___ Listed entries
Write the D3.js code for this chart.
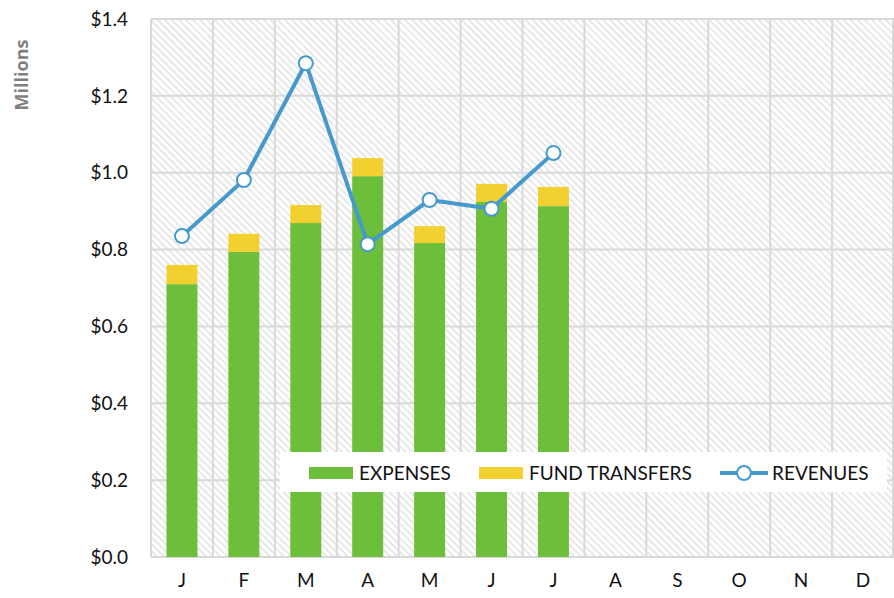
<!DOCTYPE html>
<html>
<head>
<meta charset="utf-8">
<script src="https://cdn.jsdelivr.net/npm/d3@7"></script>
<style>
  body { margin: 0; background: #fff; }
  text { font-family: Lato, "Open Sans", sans-serif; fill: #111; }
</style>
</head>
<body>
<svg id="chart" width="894" height="598"></svg>
<script>
"use strict";

/********/
/* data */
/********/

const months = ["J", "F", "M", "A", "M", "J", "J", "A", "S", "O", "N", "D"];
const expenses = [0.710, 0.794, 0.869, 0.991, 0.817, 0.924, 0.913];
const fundTransfers = [0.050, 0.047, 0.047, 0.047, 0.044, 0.047, 0.050];
const revenues = [0.835, 0.981, 1.285, 0.814, 0.929, 0.906, 1.051];
const yTicks = [0, 0.2, 0.4, 0.6, 0.8, 1.0, 1.2, 1.4];

const green = "#6dbe3a";
const yellow = "#f2d02f";
const blue = "#4599cc";

/********/
/* view */
/********/

const svg = d3.select("#chart");
const margin = { top: 19, right: 0, bottom: 41, left: 151 };
const width = 894 - margin.left - margin.right;
const height = 598 - margin.top - margin.bottom;

const defs = svg.append("defs");
const pattern = defs
  .append("pattern")
  .attr("id", "hatch")
  .attr("patternUnits", "userSpaceOnUse")
  .attr("width", 5)
  .attr("height", 5)
  .attr("patternTransform", "rotate(45)");
pattern.append("rect").attr("width", 5).attr("height", 5).attr("fill", "#fff");
pattern
  .append("rect")
  .attr("width", 5)
  .attr("height", 1.8)
  .attr("fill", "#e6e6e6");

const g = svg
  .append("g")
  .attr("transform", "translate(" + margin.left + "," + margin.top + ")");

const x = d3.scaleBand().domain(d3.range(months.length)).range([0, width]);
const y = d3.scaleLinear().domain([0, 1.4]).range([height, 0]);

g.append("rect")
  .attr("width", width)
  .attr("height", height)
  .attr("fill", "url(#hatch)");

// horizontal grid
g.selectAll(".hgrid")
  .data(yTicks)
  .enter()
  .append("line")
  .attr("x1", 0)
  .attr("x2", width)
  .attr("y1", d => y(d))
  .attr("y2", d => y(d))
  .attr("stroke", "#d9d9d9")
  .attr("stroke-width", 2);

// vertical grid at category boundaries
g.selectAll(".vgrid")
  .data(d3.range(months.length + 1))
  .enter()
  .append("line")
  .attr("x1", d => (d < months.length ? x(d) : width - 1))
  .attr("x2", d => (d < months.length ? x(d) : width - 1))
  .attr("y1", 0)
  .attr("y2", height)
  .attr("stroke", "#d9d9d9")
  .attr("stroke-width", 2);

// y axis labels
g.selectAll(".ytick")
  .data(yTicks)
  .enter()
  .append("text")
  .attr("x", -23)
  .attr("y", d => y(d))
  .attr("dy", "0.35em")
  .attr("text-anchor", "end")
  .attr("font-size", "19px")
  .text(d => "$" + d.toFixed(1));

// x axis labels
g.selectAll(".xtick")
  .data(months)
  .enter()
  .append("text")
  .attr("x", (d, i) => x(i) + x.bandwidth() / 2)
  .attr("y", height + 30)
  .attr("text-anchor", "middle")
  .attr("font-size", "19px")
  .text(d => d);

svg
  .append("text")
  .attr("transform", "translate(28," + (margin.top + 56) + ") rotate(-90)")
  .attr("text-anchor", "middle")
  .attr("font-size", "18px")
  .attr("font-weight", "bold")
  .style("font-family", "'Open Sans', sans-serif")
  .style("fill", "#7f7f7f")
  .text("Millions");

// bars
const barW = x.bandwidth() / 2;
const bars = g
  .selectAll(".bar")
  .data(expenses)
  .enter()
  .append("g");

bars
  .append("rect")
  .attr("x", (d, i) => x(i) + (x.bandwidth() - barW) / 2)
  .attr("y", d => y(d))
  .attr("width", barW)
  .attr("height", d => height - y(d))
  .attr("fill", green);

bars
  .append("rect")
  .attr("x", (d, i) => x(i) + (x.bandwidth() - barW) / 2)
  .attr("y", (d, i) => y(d + fundTransfers[i]))
  .attr("width", barW)
  .attr("height", (d, i) => y(d) - y(d + fundTransfers[i]))
  .attr("fill", yellow);

// revenues line
const line = d3
  .line()
  .x((d, i) => x(i) + x.bandwidth() / 2)
  .y(d => y(d));

g.append("path")
  .datum(revenues)
  .attr("d", line)
  .attr("fill", "none")
  .attr("stroke", blue)
  .attr("stroke-width", 4)
  .attr("stroke-linejoin", "round");

g.selectAll(".dot")
  .data(revenues)
  .enter()
  .append("circle")
  .attr("cx", (d, i) => x(i) + x.bandwidth() / 2)
  .attr("cy", d => y(d))
  .attr("r", 7)
  .attr("fill", "#fff")
  .attr("stroke", blue)
  .attr("stroke-width", 2);

// legend
const legend = svg.append("g").attr("transform", "translate(280,452)");
legend
  .append("rect")
  .attr("width", 607)
  .attr("height", 40)
  .attr("fill", "#fff");

legend
  .append("rect")
  .attr("x", 29)
  .attr("y", 15)
  .attr("width", 44)
  .attr("height", 12)
  .attr("fill", green);
legend
  .append("text")
  .attr("x", 79)
  .attr("y", 21)
  .attr("dy", "0.35em")
  .attr("font-size", "19px")
  .text("EXPENSES");

legend
  .append("rect")
  .attr("x", 199)
  .attr("y", 15)
  .attr("width", 44)
  .attr("height", 12)
  .attr("fill", yellow);
legend
  .append("text")
  .attr("x", 249)
  .attr("y", 21)
  .attr("dy", "0.35em")
  .attr("font-size", "19px")
  .text("FUND TRANSFERS");

legend
  .append("line")
  .attr("x1", 440)
  .attr("x2", 488)
  .attr("y1", 21)
  .attr("y2", 21)
  .attr("stroke", blue)
  .attr("stroke-width", 4);
legend
  .append("circle")
  .attr("cx", 464)
  .attr("cy", 21)
  .attr("r", 7)
  .attr("fill", "#fff")
  .attr("stroke", blue)
  .attr("stroke-width", 2);
legend
  .append("text")
  .attr("x", 492)
  .attr("y", 21)
  .attr("dy", "0.35em")
  .attr("font-size", "19px")
  .text("REVENUES");
</script>
</body>
</html>
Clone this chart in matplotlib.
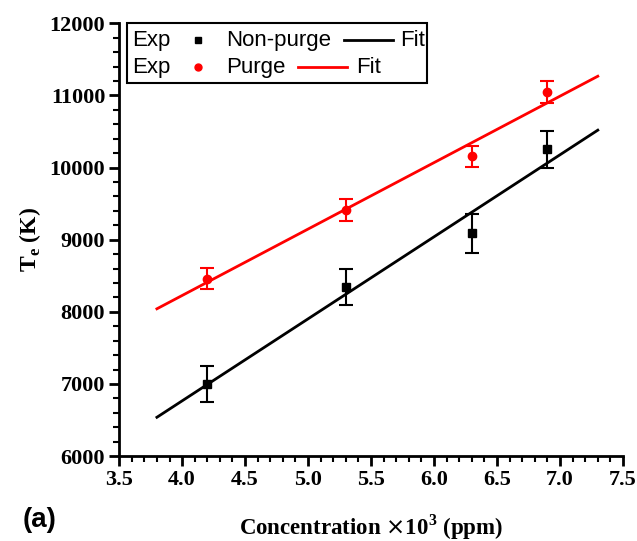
import numpy as np
import matplotlib
matplotlib.use("Agg")
import matplotlib.pyplot as plt
from matplotlib.ticker import MultipleLocator

# concentration (x10^3 ppm)
conc = [4.2, 5.3, 6.3, 6.9]

# electron temperature (K)
te_nonpurge = [7000, 8340, 9090, 10250]
err_nonpurge = [245, 250, 270, 250]
te_purge = [8460, 9410, 10155, 11050]
err_purge = [150, 150, 150, 150]

# fit range
fit_x = [3.8, 7.3]

xticks = [3.5, 4.0, 4.5, 5.0, 5.5, 6.0, 6.5, 7.0, 7.5]
yticks = [6000, 7000, 8000, 9000, 10000, 11000, 12000]

serif = "Liberation Serif"
sans = "Liberation Sans"


def linear_fit(x, y, xr):
    k, b = np.polyfit(x, y, 1)
    xs = np.array(xr)
    return xs, k * xs + b


def draw_legend(ax):
    """Origin-style legend box: Exp <marker> Name <line> Fit"""
    kw = dict(transform=ax.transAxes, fontsize=16, family=sans,
              va="center", ha="left", zorder=6)
    lkw = dict(transform=ax.transAxes, clip_on=False, zorder=6)

    rows = [
        (0.961, "s", "black", "Non-purge", (0.446, 0.544), 0.558),
        (0.898, "o", "red", "Purge", (0.355, 0.452), 0.470),
    ]
    for y, mk, col, name, (l0, l1), fx in rows:
        ax.text(0.026, y, "Exp", **kw)
        ax.plot([0.157], [y], marker=mk, color=col, ms=5, ls="none", **lkw)
        ax.text(0.212, y, name, **kw)
        ax.plot([l0, l1], [y, y], color=col, lw=2, **lkw)
        ax.text(fx, y, "Fit", **kw)

    box = plt.Rectangle((0.016, 0.861), 0.596, 0.139, transform=ax.transAxes,
                        fill=False, ec="black", lw=1.5, clip_on=False, zorder=5)
    ax.add_patch(box)


def main():
    fig = plt.figure(figsize=(6.37, 5.41), dpi=100)
    ax = fig.add_axes([0.187, 0.157, 0.791, 0.8])

    # non-purge
    ax.errorbar(conc, te_nonpurge, yerr=err_nonpurge, fmt="s", color="black",
                ms=5.5, elinewidth=1.5, capsize=5, capthick=1.5, zorder=4)
    xs, ys = linear_fit(conc, te_nonpurge, fit_x)
    ax.plot(xs, ys, color="black", lw=2, zorder=3)

    # purge
    ax.errorbar(conc, te_purge, yerr=err_purge, fmt="o", color="red",
                ms=6, elinewidth=1.5, capsize=5, capthick=1.5, zorder=4)
    xs, ys = linear_fit(conc, te_purge, fit_x)
    ax.plot(xs, ys, color="red", lw=2, zorder=3)

    ax.set_xlim(3.5, 7.5)
    ax.set_ylim(6000, 12000)
    ax.set_xticks(xticks)
    ax.set_yticks(yticks)
    ax.set_xticklabels([f"{t:.1f}" for t in xticks])
    ax.set_yticklabels([str(t) for t in yticks])
    ax.xaxis.set_minor_locator(MultipleLocator(0.1))
    ax.yaxis.set_minor_locator(MultipleLocator(200))

    for s in ["top", "right"]:
        ax.spines[s].set_visible(False)
    for s in ["left", "bottom"]:
        ax.spines[s].set_linewidth(2)

    ax.tick_params(which="major", direction="out", length=7, width=2, pad=3)
    ax.tick_params(which="minor", direction="out", length=4, width=1.5)
    for lab in ax.get_xticklabels() + ax.get_yticklabels():
        lab.set_family(serif)
        lab.set_weight("bold")
        lab.set_fontsize(16)

    ax.set_xlabel(r"Concentration $\times$10$^{\mathregular{3}}$ (ppm)",
                  family=serif, weight="bold", fontsize=16.5, labelpad=16)
    ax.set_ylabel(r"T$_{\mathregular{e}}$ (K)", family=serif, weight="bold",
                  fontsize=17, labelpad=5)

    fig.text(0.036, 0.014, "(a)", family=sans, weight="bold", fontsize=20,
             va="bottom")

    draw_legend(ax)

    fig.savefig("out.png", dpi=100)


if __name__ == "__main__":
    main()
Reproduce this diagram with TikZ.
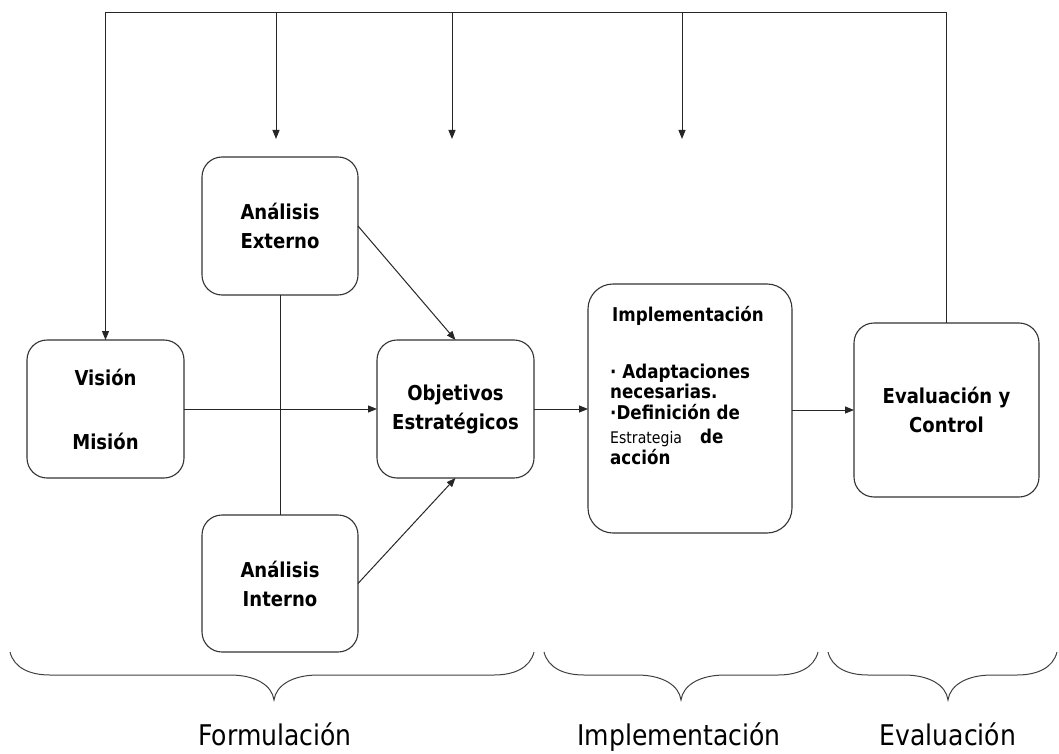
\documentclass[tikz,border=0pt]{standalone}
\usepackage{fontspec}
\setmainfont{DejaVu Sans}[FakeStretch=0.88]
\usetikzlibrary{arrows.meta}
\newcommand\mybrace[3]{%
  \draw[brace] ({#1},652) .. controls ({#1+4},668) and ({#1+20},675) .. ({#1+40},675)
    -- ({#2-44},675) .. controls ({#2-19},675) and ({#2-2},685) .. ({#2},700)
    .. controls ({#2+2},685) and ({#2+19},675) .. ({#2+44},675)
    -- ({#3-40},675) .. controls ({#3-20},675) and ({#3-4},668) .. ({#3},652);}
\begin{document}
\begin{tikzpicture}[x=1pt,y=-1pt,
  box/.style={draw=black!80,line width=1.1pt,rounded corners=20pt,inner sep=0pt,outer sep=0pt,
    align=center,font=\bfseries\fontsize{20.5}{29}\selectfont},
  arr/.style={draw=black!85,line width=1pt,-{Triangle[length=9pt,width=7pt]}},
  ln/.style={draw=black!85,line width=1pt},
  brace/.style={line width=1pt,black!75},
  lbl/.style={font=\fontsize{28.5}{32}\selectfont,anchor=base,inner sep=0pt},
  itm/.style={anchor=base west,inner sep=0pt,font=\bfseries\fontsize{19}{22}\selectfont}]
\useasboundingbox (0,0) rectangle (1059,754);
% boxes
\node[box,minimum width=157pt,minimum height=138pt] (vision) at (105.5,409) {Visión\\[35pt]Misión};
\node[box,minimum width=156pt,minimum height=138pt] (ext) at (280,226) {Análisis\\Externo};
\node[box,minimum width=156pt,minimum height=137pt] (int) at (280,583.5) {Análisis\\Interno};
\node[box,minimum width=157pt,minimum height=138pt] (obj) at (455.5,409) {Objetivos\\Estratégicos};
\node[box,rounded corners=25pt,minimum width=204pt,minimum height=249pt] (impl) at (690,408.5) {};
\node[box,minimum width=185pt,minimum height=174pt] (eval) at (946.5,410) {Evaluación y\\Control};
% implementation text
\node[itm,anchor=base] (it0) at (688,321) {Implementación};
\node[itm] (it1) at (610,378) {· Adaptaciones};
\node[itm] (it2) at (610,398) {necesarias.};
\node[itm] (it3) at (610,419) {·Definición de};
\node[itm] (it4) at (610,443) {{\mdseries\fontsize{16}{18}\selectfont Estrategia}\hspace{18pt}de};
\node[itm] (it5) at (610,464) {acción};
% connectors
\draw[arr] (vision) -- (obj);
\draw[ln] (ext.south) -- (int.north);
\draw[arr] (ext.east) -- (obj.north);
\draw[arr] (int.east) -- (obj.south);
\draw[arr] (obj.east) -- (obj.east -| impl.west);
\draw[arr] (eval.west -| impl.east) -- (eval.west);
% feedback loop
\coordinate (tr) at (946.5,13);
\coordinate (tl) at (105.5,13);
\draw[arr] (eval.north) -- (tr) -- (tl) -- (vision.north);
\coordinate (s1) at (276,13);
\coordinate (e1) at (276,139);
\coordinate (s2) at (452,13);
\coordinate (e2) at (452,139);
\coordinate (s3) at (682,13);
\coordinate (e3) at (682,139);
\draw[arr] (s1) -- (e1);
\draw[arr] (s2) -- (e2);
\draw[arr] (s3) -- (e3);
% braces
\mybrace{10}{274}{534}
\mybrace{544}{681}{818}
\mybrace{828}{948}{1057}
% labels
\node[lbl] (lf) at (275,745) {Formulación};
\node[lbl] (li) at (679,745) {Implementación};
\node[lbl] (le) at (948,745) {Evaluación};
\end{tikzpicture}
\end{document}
______
[Objective] From the line with "Clone this chart in matplotlib." to the line with "lkw = dict(transform=ax.transAxes, clip_on=False, zorder=6)", set down those lines word for word and only those, counting both ends. Pictures stay out of the copy.

[Solution to this exercise]
Clone this chart in matplotlib.
import numpy as np
import matplotlib
matplotlib.use("Agg")
import matplotlib.pyplot as plt
from matplotlib.ticker import MultipleLocator

# concentration (x10^3 ppm)
conc = [4.2, 5.3, 6.3, 6.9]

# electron temperature (K)
te_nonpurge = [7000, 8340, 9090, 10250]
err_nonpurge = [245, 250, 270, 250]
te_purge = [8460, 9410, 10155, 11050]
err_purge = [150, 150, 150, 150]

# fit range
fit_x = [3.8, 7.3]

xticks = [3.5, 4.0, 4.5, 5.0, 5.5, 6.0, 6.5, 7.0, 7.5]
yticks = [6000, 7000, 8000, 9000, 10000, 11000, 12000]

serif = "Liberation Serif"
sans = "Liberation Sans"


def linear_fit(x, y, xr):
    k, b = np.polyfit(x, y, 1)
    xs = np.array(xr)
    return xs, k * xs + b


def draw_legend(ax):
    """Origin-style legend box: Exp <marker> Name <line> Fit"""
    kw = dict(transform=ax.transAxes, fontsize=16, family=sans,
              va="center", ha="left", zorder=6)
    lkw = dict(transform=ax.transAxes, clip_on=False, zorder=6)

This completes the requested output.